● **AIM**:
Omit any picture, and return the remaining data exactly as written.
------------------------------------------------
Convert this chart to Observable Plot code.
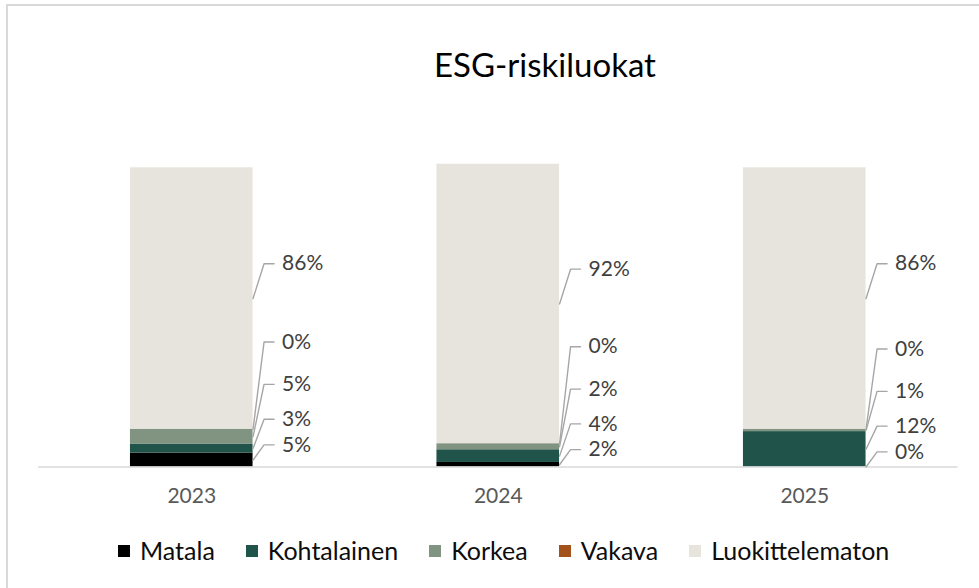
<!DOCTYPE html>
<html><head><meta charset="utf-8">
<script src="https://cdn.jsdelivr.net/npm/d3@7"></script>
<script src="https://cdn.jsdelivr.net/npm/@observablehq/plot@0.6"></script>
<style>
html,body{margin:0;padding:0;background:#fff;}
#wrap{position:relative;width:979px;height:588px;overflow:hidden;font-family:Lato,sans-serif;}
#frame{position:absolute;left:6px;top:4px;width:1000px;height:620px;border:2px solid #d9d9d9;box-sizing:border-box;}
#title{position:absolute;left:345px;width:400px;top:48px;text-align:center;font-size:33px;line-height:33px;color:#000;}
#chart{position:absolute;left:0;top:0;}
#legend{position:absolute;left:118px;top:538px;display:flex;align-items:center;font-size:25px;line-height:25px;color:#0d0d0d;white-space:nowrap;}
#legend .item{display:flex;align-items:center;margin-right:31px;}
#legend .sw{width:12px;height:12px;margin-right:10px;}
</style>
</head><body>
<div id="wrap">
  <div id="frame"></div>
  <div id="title">ESG-riskiluokat</div>
  <div id="chart"></div>
  <div id="legend"></div>
</div>
<script>
const years = ["2023", "2024", "2025"];
const categories = ["Matala", "Kohtalainen", "Korkea", "Vakava", "Luokittelematon"];
const colors = ["#000000", "#20544a", "#819381", "#a4521c", "#e7e3dd"];
const matala = [4.6, 1.5, 0];
const kohtalainen = [3.0, 4.2, 11.7];
const korkea = [4.9, 2.0, 0.8];
const vakava = [0, 0, 0];
const luokittelematon = [86.4, 92.4, 86.4];

const series = [matala, kohtalainen, korkea, vakava, luokittelematon];

// layout constants (pixels converted to data units)
const step = 306.5;           // px per x unit
const half = 0.2;             // half bar width in x units
const firstOffset = 5, gaps = [8.5, 11.5, 14], topOffset = 11.5;

const segs = [];
const leaders = [];
years.forEach((yr, i) => {
  let cum = 0, prevLabel = null;
  categories.forEach((cat, k) => {
    const v = series[k][i];
    const y1 = cum, y2 = cum + v;
    cum = y2;
    const mid = (y1 + y2) / 2;
    let ly;
    if (k === 0) ly = mid + firstOffset;
    else if (k === categories.length - 1) ly = Math.max(mid + topOffset, prevLabel + 14);
    else ly = Math.max(mid + firstOffset, prevLabel + gaps[k - 1]);
    prevLabel = ly;
    const id = yr + "-" + cat;
    segs.push({i, year: yr, cat, value: v, y1, y2, mid, ly, id});
    const xr = i + half;
    leaders.push({id, x: xr, y: mid});
    leaders.push({id, x: xr + 11 / step, y: ly});
    leaders.push({id, x: xr + 21 / step, y: ly});
  });
});

const chart = Plot.plot({
  width: 979,
  height: 520,
  marginLeft: 38,
  marginRight: 21.5,
  marginTop: 164,
  marginBottom: 53.5,
  style: {fontFamily: "Lato, sans-serif", background: "transparent"},
  x: {domain: [-0.5, 2.5], axis: null, label: null},
  y: {domain: [0, 100], axis: null, label: null},
  color: {domain: categories, range: colors},
  marks: [
    Plot.rectY(segs.filter(d => d.value > 0), {x1: d => d.i - half, x2: d => d.i + half, y1: "y1", y2: "y2", fill: "cat"}),
    Plot.ruleY([0], {stroke: "#d9d9d9", strokeWidth: 1.6}),
    Plot.line(leaders, {x: "x", y: "y", z: "id", stroke: "#a6a6a6", strokeWidth: 1.4, curve: "linear"}),
    Plot.text(segs, {x: d => d.i + half, y: "ly", text: d => Math.round(d.value) + "%", dx: 29, textAnchor: "start", lineAnchor: "middle", fontSize: 21, fill: "#404040"}),
    Plot.axisX({ticks: [0, 1, 2], tickFormat: i => years[i], tickSize: 0, tickPadding: 21, fontSize: 21, fill: "#595959", label: null})
  ]
});
document.getElementById("chart").appendChild(chart);

const legend = document.getElementById("legend");
categories.forEach((c, k) => {
  const it = document.createElement("div");
  it.className = "item";
  const sw = document.createElement("span");
  sw.className = "sw";
  sw.style.background = colors[k];
  const t = document.createElement("span");
  t.textContent = c;
  it.appendChild(sw); it.appendChild(t);
  legend.appendChild(it);
});
</script>
</body></html>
------------------------------------------------
● **EXPECTED OUTPUT**:
Convert this chart to Observable Plot code.
<!DOCTYPE html>
<html><head><meta charset="utf-8">
<script src="https://cdn.jsdelivr.net/npm/d3@7"></script>
<script src="https://cdn.jsdelivr.net/npm/@observablehq/plot@0.6"></script>
<style>
html,body{margin:0;padding:0;background:#fff;}
#wrap{position:relative;width:979px;height:588px;overflow:hidden;font-family:Lato,sans-serif;}
#frame{position:absolute;left:6px;top:4px;width:1000px;height:620px;border:2px solid #d9d9d9;box-sizing:border-box;}
#title{position:absolute;left:345px;width:400px;top:48px;text-align:center;font-size:33px;line-height:33px;color:#000;}
#chart{position:absolute;left:0;top:0;}
#legend{position:absolute;left:118px;top:538px;display:flex;align-items:center;font-size:25px;line-height:25px;color:#0d0d0d;white-space:nowrap;}
#legend .item{display:flex;align-items:center;margin-right:31px;}
#legend .sw{width:12px;height:12px;margin-right:10px;}
</style>
</head><body>
<div id="wrap">
  <div id="frame"></div>
  <div id="title">ESG-riskiluokat</div>
  <div id="chart"></div>
  <div id="legend"></div>
</div>
<script>
const years = ["2023", "2024", "2025"];
const categories = ["Matala", "Kohtalainen", "Korkea", "Vakava", "Luokittelematon"];
const colors = ["#000000", "#20544a", "#819381", "#a4521c", "#e7e3dd"];
const matala = [4.6, 1.5, 0];
const kohtalainen = [3.0, 4.2, 11.7];
const korkea = [4.9, 2.0, 0.8];
const vakava = [0, 0, 0];
const luokittelematon = [86.4, 92.4, 86.4];

const series = [matala, kohtalainen, korkea, vakava, luokittelematon];

// layout constants (pixels converted to data units)
const step = 306.5;           // px per x unit
const half = 0.2;             // half bar width in x units
const firstOffset = 5, gaps = [8.5, 11.5, 14], topOffset = 11.5;

const segs = [];
const leaders = [];
years.forEach((yr, i) => {
  let cum = 0, prevLabel = null;
  categories.forEach((cat, k) => {
    const v = series[k][i];
    const y1 = cum, y2 = cum + v;
    cum = y2;
    const mid = (y1 + y2) / 2;
    let ly;
    if (k === 0) ly = mid + firstOffset;
    else if (k === categories.length - 1) ly = Math.max(mid + topOffset, prevLabel + 14);
    else ly = Math.max(mid + firstOffset, prevLabel + gaps[k - 1]);
    prevLabel = ly;
    const id = yr + "-" + cat;
    segs.push({i, year: yr, cat, value: v, y1, y2, mid, ly, id});
    const xr = i + half;
    leaders.push({id, x: xr, y: mid});
    leaders.push({id, x: xr + 11 / step, y: ly});
    leaders.push({id, x: xr + 21 / step, y: ly});
  });
});

const chart = Plot.plot({
  width: 979,
  height: 520,
  marginLeft: 38,
  marginRight: 21.5,
  marginTop: 164,
  marginBottom: 53.5,
  style: {fontFamily: "Lato, sans-serif", background: "transparent"},
  x: {domain: [-0.5, 2.5], axis: null, label: null},
  y: {domain: [0, 100], axis: null, label: null},
  color: {domain: categories, range: colors},
  marks: [
    Plot.rectY(segs.filter(d => d.value > 0), {x1: d => d.i - half, x2: d => d.i + half, y1: "y1", y2: "y2", fill: "cat"}),
    Plot.ruleY([0], {stroke: "#d9d9d9", strokeWidth: 1.6}),
    Plot.line(leaders, {x: "x", y: "y", z: "id", stroke: "#a6a6a6", strokeWidth: 1.4, curve: "linear"}),
    Plot.text(segs, {x: d => d.i + half, y: "ly", text: d => Math.round(d.value) + "%", dx: 29, textAnchor: "start", lineAnchor: "middle", fontSize: 21, fill: "#404040"}),
    Plot.axisX({ticks: [0, 1, 2], tickFormat: i => years[i], tickSize: 0, tickPadding: 21, fontSize: 21, fill: "#595959", label: null})
  ]
});
document.getElementById("chart").appendChild(chart);

const legend = document.getElementById("legend");
categories.forEach((c, k) => {
  const it = document.createElement("div");
  it.className = "item";
  const sw = document.createElement("span");
  sw.className = "sw";
  sw.style.background = colors[k];
  const t = document.createElement("span");
  t.textContent = c;
  it.appendChild(sw); it.appendChild(t);
  legend.appendChild(it);
});
</script>
</body></html>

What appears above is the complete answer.